Media theorist Marshall McLuhan once said, “The medium is the message,” which could not be more true in today’s modern age. The internet and social media have given voice to so many who would be otherwise unheard. Perhaps the most fascinating voices are those that have a better grasp of the new media than its predecessors — those under the age of 18. Watch this impassioned video of 16-year-old environmental activist Xiuhtezcatl Martinez.

Video Courtesy Earth Guardians

Youth speaking out on societal issues is not a new phenomenon, Severn Cullis-Suzuki gave a similarly fervent speech at the Rio Earth Summit in 1992. But only with the recent advent of social media have their shots been heard around the world.

Perhaps driven by an innocent naiveté, or perhaps by the honest, blunt nature of youth, but the youngest generation is not afraid to speak on controversial topics and to ask the questions many adults would not. Eleven-year-old Matthew Schricker did so recently when he questioned Mike Pence’s “softening” role in Donald Trump’s campaign:

Video Courtesy MiNews

When surrounded by media mistakes and poorly worded soundbites, it is comforting to hear such candidness, wit and substance from the future leaders of America.

Sloppy spokespeople

There’s a trend among the most recent spokespeople to simply copy, paste and post their sponsors’ social media directions.  In the past two months, Scott Disick of Keeping Up With The Kardashians, model Naomi Campbell, and Real Housewife Ramona Singer were all caught carelessly posting messages from their sponsors instead of their own endorsements. And all three have been victims of online ridicule from their own Instagram inattention.

Mr. Disick (see photo) who is no stranger to mockery as a consequence of the show that made him famous, was met with Tweets like “You know you failed at life when you can’t even copy x paste. @ScottDisick” from @AMstudiio and “Stop making stupid people famous! Scott Disick cut/pasted an email from a marketing team onto his Instagram caption from @loudspike.

scott disick

Photo Courtesy www.usmagazine.com

These sponsored posts typically earn the celebrity thousands of dollars, yet it seems that this is not enough to buy their effort and conscientiousness. At the end of the day, it is the celebrities themselves who lose credibility and are embarrassed by the public reaction, forcing them to correct the post–but not before it is screenshot and pasted all over Twitter.

Though it probably is no great loss to reputable companies like Adidas, they might think twice before continuing endorsement contracts with Ms. Campbell after she captioned her Instagram post,

“Naomi,

So nice to see you in good spirits!!! Could you put something like:

Thanks to my friend @gary.aspden and all at adidas – loving these adidas 350 SPZL from the adidas Spezial range. @adidasoriginals.”
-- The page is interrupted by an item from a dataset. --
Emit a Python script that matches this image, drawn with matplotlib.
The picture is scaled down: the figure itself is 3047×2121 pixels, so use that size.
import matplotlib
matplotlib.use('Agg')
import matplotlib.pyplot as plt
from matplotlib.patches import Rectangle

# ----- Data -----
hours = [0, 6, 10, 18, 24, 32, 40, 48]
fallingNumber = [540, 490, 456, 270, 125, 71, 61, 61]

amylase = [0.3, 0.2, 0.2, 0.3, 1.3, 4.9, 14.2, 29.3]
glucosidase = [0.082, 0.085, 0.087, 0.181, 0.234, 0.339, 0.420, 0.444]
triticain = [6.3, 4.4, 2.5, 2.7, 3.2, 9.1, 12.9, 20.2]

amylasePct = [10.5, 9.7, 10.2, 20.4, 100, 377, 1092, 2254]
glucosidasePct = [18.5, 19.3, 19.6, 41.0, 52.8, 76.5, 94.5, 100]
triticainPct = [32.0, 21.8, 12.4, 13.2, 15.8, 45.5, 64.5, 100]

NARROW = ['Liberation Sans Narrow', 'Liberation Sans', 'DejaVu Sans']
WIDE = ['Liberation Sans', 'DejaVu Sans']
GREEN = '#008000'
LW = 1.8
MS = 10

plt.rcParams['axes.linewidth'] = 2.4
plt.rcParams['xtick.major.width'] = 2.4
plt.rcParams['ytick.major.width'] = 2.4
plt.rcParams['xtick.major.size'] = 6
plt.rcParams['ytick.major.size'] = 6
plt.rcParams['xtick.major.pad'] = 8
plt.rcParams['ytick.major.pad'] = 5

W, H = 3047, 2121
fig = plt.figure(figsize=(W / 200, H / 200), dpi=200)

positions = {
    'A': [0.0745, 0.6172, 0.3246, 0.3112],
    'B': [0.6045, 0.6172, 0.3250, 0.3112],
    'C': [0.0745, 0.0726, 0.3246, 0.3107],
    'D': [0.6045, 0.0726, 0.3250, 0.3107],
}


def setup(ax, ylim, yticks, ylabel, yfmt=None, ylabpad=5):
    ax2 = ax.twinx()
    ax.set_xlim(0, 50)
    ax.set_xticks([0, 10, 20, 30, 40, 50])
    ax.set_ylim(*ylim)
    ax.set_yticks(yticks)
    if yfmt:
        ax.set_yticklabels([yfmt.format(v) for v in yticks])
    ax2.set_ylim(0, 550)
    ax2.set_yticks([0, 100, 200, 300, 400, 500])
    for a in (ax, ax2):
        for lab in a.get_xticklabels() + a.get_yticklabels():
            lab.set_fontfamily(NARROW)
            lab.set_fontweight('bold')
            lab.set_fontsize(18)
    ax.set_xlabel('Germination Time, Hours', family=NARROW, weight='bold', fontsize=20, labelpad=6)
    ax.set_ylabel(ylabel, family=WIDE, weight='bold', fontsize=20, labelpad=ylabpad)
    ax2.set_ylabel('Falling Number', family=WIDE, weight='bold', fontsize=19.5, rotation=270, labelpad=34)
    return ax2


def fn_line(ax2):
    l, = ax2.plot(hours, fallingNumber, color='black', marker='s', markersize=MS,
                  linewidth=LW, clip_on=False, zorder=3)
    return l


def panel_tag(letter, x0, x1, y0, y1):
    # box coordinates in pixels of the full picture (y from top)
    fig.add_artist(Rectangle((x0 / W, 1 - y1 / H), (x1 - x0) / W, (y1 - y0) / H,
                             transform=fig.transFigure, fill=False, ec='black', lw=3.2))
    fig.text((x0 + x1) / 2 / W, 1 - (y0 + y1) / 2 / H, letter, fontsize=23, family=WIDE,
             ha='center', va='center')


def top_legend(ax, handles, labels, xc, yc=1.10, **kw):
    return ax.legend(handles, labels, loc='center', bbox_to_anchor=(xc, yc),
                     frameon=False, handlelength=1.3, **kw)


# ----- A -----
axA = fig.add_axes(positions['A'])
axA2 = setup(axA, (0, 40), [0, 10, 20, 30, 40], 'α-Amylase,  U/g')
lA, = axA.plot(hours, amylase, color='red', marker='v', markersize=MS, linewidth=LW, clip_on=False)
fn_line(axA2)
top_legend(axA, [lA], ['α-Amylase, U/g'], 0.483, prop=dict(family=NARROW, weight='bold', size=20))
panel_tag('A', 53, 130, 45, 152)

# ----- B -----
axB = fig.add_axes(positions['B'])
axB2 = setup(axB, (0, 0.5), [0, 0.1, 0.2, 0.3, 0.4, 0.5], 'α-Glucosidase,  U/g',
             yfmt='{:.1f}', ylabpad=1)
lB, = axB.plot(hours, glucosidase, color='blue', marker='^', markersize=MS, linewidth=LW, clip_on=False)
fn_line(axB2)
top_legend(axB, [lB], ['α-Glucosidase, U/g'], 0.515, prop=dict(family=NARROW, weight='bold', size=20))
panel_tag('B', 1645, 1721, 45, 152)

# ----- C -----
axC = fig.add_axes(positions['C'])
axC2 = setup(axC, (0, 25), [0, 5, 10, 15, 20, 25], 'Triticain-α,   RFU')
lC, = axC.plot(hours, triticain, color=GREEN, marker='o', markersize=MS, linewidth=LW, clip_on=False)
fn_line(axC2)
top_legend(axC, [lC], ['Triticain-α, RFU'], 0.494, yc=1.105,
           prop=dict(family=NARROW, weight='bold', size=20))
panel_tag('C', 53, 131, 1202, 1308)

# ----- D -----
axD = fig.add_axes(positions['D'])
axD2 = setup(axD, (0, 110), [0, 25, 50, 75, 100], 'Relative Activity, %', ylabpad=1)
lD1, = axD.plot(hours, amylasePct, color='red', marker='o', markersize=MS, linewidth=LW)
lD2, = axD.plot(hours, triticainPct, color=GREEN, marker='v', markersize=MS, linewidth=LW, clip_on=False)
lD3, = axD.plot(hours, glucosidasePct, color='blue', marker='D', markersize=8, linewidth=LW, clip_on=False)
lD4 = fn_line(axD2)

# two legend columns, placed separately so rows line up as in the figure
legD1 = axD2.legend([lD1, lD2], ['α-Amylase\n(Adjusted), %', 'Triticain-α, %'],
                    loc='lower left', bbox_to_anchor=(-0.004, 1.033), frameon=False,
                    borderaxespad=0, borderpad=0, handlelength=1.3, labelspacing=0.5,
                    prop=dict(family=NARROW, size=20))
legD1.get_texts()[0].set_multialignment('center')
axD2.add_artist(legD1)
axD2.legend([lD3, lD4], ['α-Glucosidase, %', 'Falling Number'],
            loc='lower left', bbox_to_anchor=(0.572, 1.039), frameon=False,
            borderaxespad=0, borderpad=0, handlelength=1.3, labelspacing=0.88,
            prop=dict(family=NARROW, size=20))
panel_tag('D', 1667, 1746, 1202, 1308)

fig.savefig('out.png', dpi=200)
Ms. Singer’s post for Rodan + Fields addressed her in the third person as she was advised:

“Here is the draft with some language for the post – if we could have Ramona add something personal in about why she feels confident going makeup free that would be great. Happy to make any changes you’d like. The link to R+F is linked to her personal page on their site and the Instagram is linked to her acct as well.’
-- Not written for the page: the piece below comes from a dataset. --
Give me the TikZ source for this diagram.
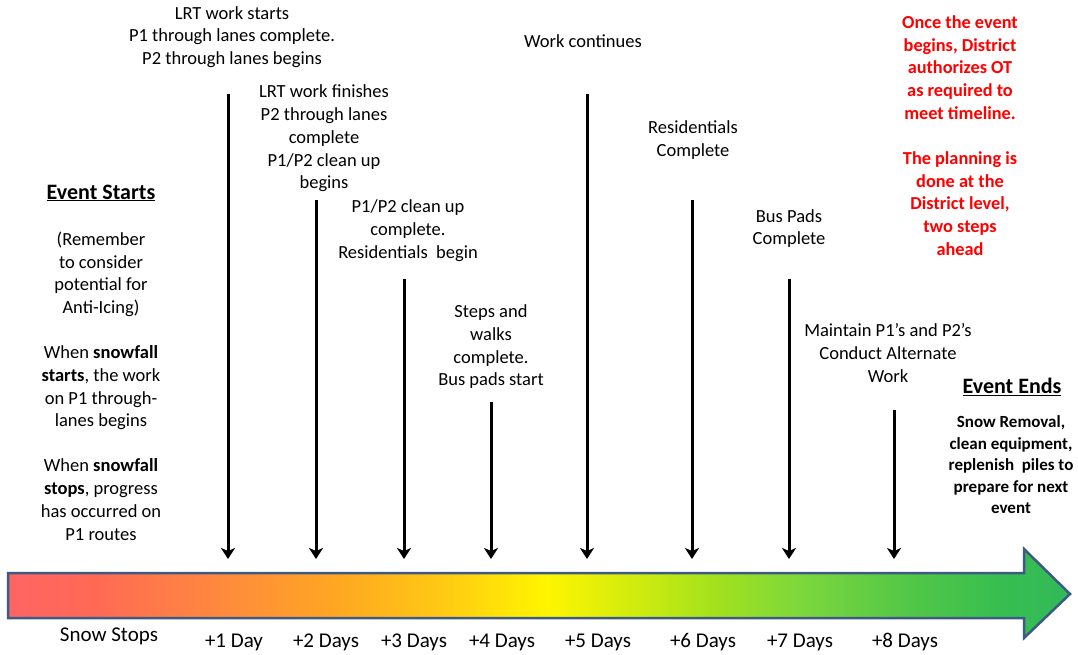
\documentclass[tikz,border=0pt]{standalone}
\usepackage{fontspec}
\setmainfont{Carlito}
\usetikzlibrary{arrows.meta}
\definecolor{s0}{RGB}{255,100,100}
\definecolor{s1}{RGB}{255,106,84}
\definecolor{s2}{RGB}{255,140,60}
\definecolor{s3}{RGB}{255,165,35}
\definecolor{s4}{RGB}{255,200,20}
\definecolor{s5}{RGB}{255,245,0}
\definecolor{s6}{RGB}{205,235,15}
\definecolor{s7}{RGB}{160,225,30}
\definecolor{s8}{RGB}{125,215,60}
\definecolor{s9}{RGB}{85,200,70}
\definecolor{s10}{RGB}{55,190,80}
\definecolor{s11}{RGB}{50,185,90}
\definecolor{arrowborder}{RGB}{63,90,130}
\definecolor{redtxt}{RGB}{255,0,0}
\pgfdeclarehorizontalshading{timeline}{100bp}{color(0bp)=(s0); color(25bp)=(s0); color(29.3bp)=(s1); color(35.5bp)=(s2); color(40.2bp)=(s3); color(45.3bp)=(s4); color(50.3bp)=(s5); color(54.8bp)=(s6); color(58.5bp)=(s7); color(62.3bp)=(s8); color(67bp)=(s9); color(71.7bp)=(s10); color(75bp)=(s11); color(100bp)=(s11)}
\begin{document}
\begin{tikzpicture}[x=1pt,y=-1pt]
\tikzset{
  lbl/.style={align=center, inner sep=0pt, font=\fontsize{18.5}{22.7}\selectfont},
  redlbl/.style={align=center, inner sep=0pt, text=redtxt, font=\fontsize{18.3}{22.7}\selectfont\bfseries},
  headlbl/.style={align=center, inner sep=0pt, font=\fontsize{22}{24}\selectfont\bfseries},
  smallbold/.style={align=center, inner sep=0pt, font=\fontsize{17}{21.5}\selectfont\bfseries},
  daylbl/.style={inner sep=0pt, font=\fontsize{21}{24}\selectfont},
  vline/.style={line width=3pt, -{Stealth[length=11pt,width=14pt,inset=3pt]}},
  bigarrow/.style={line width=2.5pt, draw=arrowborder, shading=timeline, line join=miter}
}
\useasboundingbox (0,0) rectangle (1078,654);
\fill[white] (0,0) rectangle (1078,654);

% timeline arrow
\shadedraw[bigarrow] (8,573) -- (1024,573) -- (1024,549) -- (1070,594) -- (1024,638) -- (1024,618) -- (8,618) -- cycle;

% vertical arrows
\coordinate (t1) at (228,94);  \coordinate (b1) at (228,559);
\coordinate (t2) at (316,200); \coordinate (b2) at (316,559);
\coordinate (t3) at (404,279); \coordinate (b3) at (404,559);
\coordinate (t4) at (491,402); \coordinate (b4) at (491,559);
\coordinate (t5) at (587,94);  \coordinate (b5) at (587,559);
\coordinate (t6) at (692,200); \coordinate (b6) at (692,559);
\coordinate (t7) at (789,279); \coordinate (b7) at (789,559);
\coordinate (t8) at (894,410); \coordinate (b8) at (894,559);
\foreach \i in {1,...,8} { \draw[vline] (t\i) -- (b\i); }

% labels above
\node[lbl] (lA) at (232,37) {LRT work starts\\P1 through lanes complete.\\P2 through lanes begins};
\node[lbl] (lB) at (324,138.5) {LRT work finishes\\P2 through lanes\\complete\\P1/P2 clean up\\begins};
\node[lbl] (lC) at (408,230.5) {P1/P2 clean up\\complete.\\Residentials\ \ begin};
\node[lbl] (lD) at (491,347) {Steps and\\walks\\complete.\\Bus pads start};
\node[lbl] (lE) at (583,41) {Work continues};
\node[lbl] (lF) at (693,140) {Residentials\\Complete};
\node[lbl] (lG) at (789,228.5) {Bus Pads\\Complete};
\node[lbl] (lH) at (888,353) {Maintain P1’s and P2’s\\Conduct Alternate\\Work};

% red note
\node[redlbl] (red) at (960,135.5) {Once the event\\begins, District\\authorizes OT\\as required to\\meet timeline.\\[22.5pt]The planning is\\done at the\\District level,\\two steps\\ahead};

% left column
\node[headlbl] (estart) at (101,193) {\underline{Event Starts}};
\node[lbl] (left) at (101,386) {(Remember\\to consider\\potential for\\Anti-Icing)\\[22.5pt]When \textbf{snowfall}\\\textbf{starts}, the work\\on P1 through-\\lanes begins\\[22.5pt]When \textbf{snowfall}\\\textbf{stops}, progress\\has occurred on\\P1 routes};

% right column
\node[headlbl] (eend) at (1012,387) {\underline{Event Ends}};
\node[smallbold] (rem) at (1011,465) {Snow Removal,\\clean equipment,\\replenish\ \ piles to\\prepare for next\\event};

% day labels
\node[daylbl] (d0) at (109,636) {Snow Stops};
\node[daylbl] (d1) at (234,642) {+1 Day};
\node[daylbl] (d2) at (326,642) {+2 Days};
\node[daylbl] (d3) at (414,642) {+3 Days};
\node[daylbl] (d4) at (502,642) {+4 Days};
\node[daylbl] (d5) at (598,642) {+5 Days};
\node[daylbl] (d6) at (703,642) {+6 Days};
\node[daylbl] (d7) at (800,642) {+7 Days};
\node[daylbl] (d8) at (905,642) {+8 Days};
\end{tikzpicture}
\end{document}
In our Los Angeles media coaching, READY FOR MEDIA advises spokespeople to carefully review and prepare their messages for the most credible representation of themselves and their sponsors. The realm of social media is increasingly being utilized for endorsements to connect celebrities with a sponsors, products and their audiences. Because of the permanent nature of internet content (whether the original is deleted or not), these posts need to be prepared with as much diligence as live soundbites.

Only time will tell if these celebrities and their marketing teams will be asked to continue these sponsored endorsements, but hopefully it only takes once to learn this lesson. One would think that when the caption is already written word-for-word that the job of the poster is simple enough.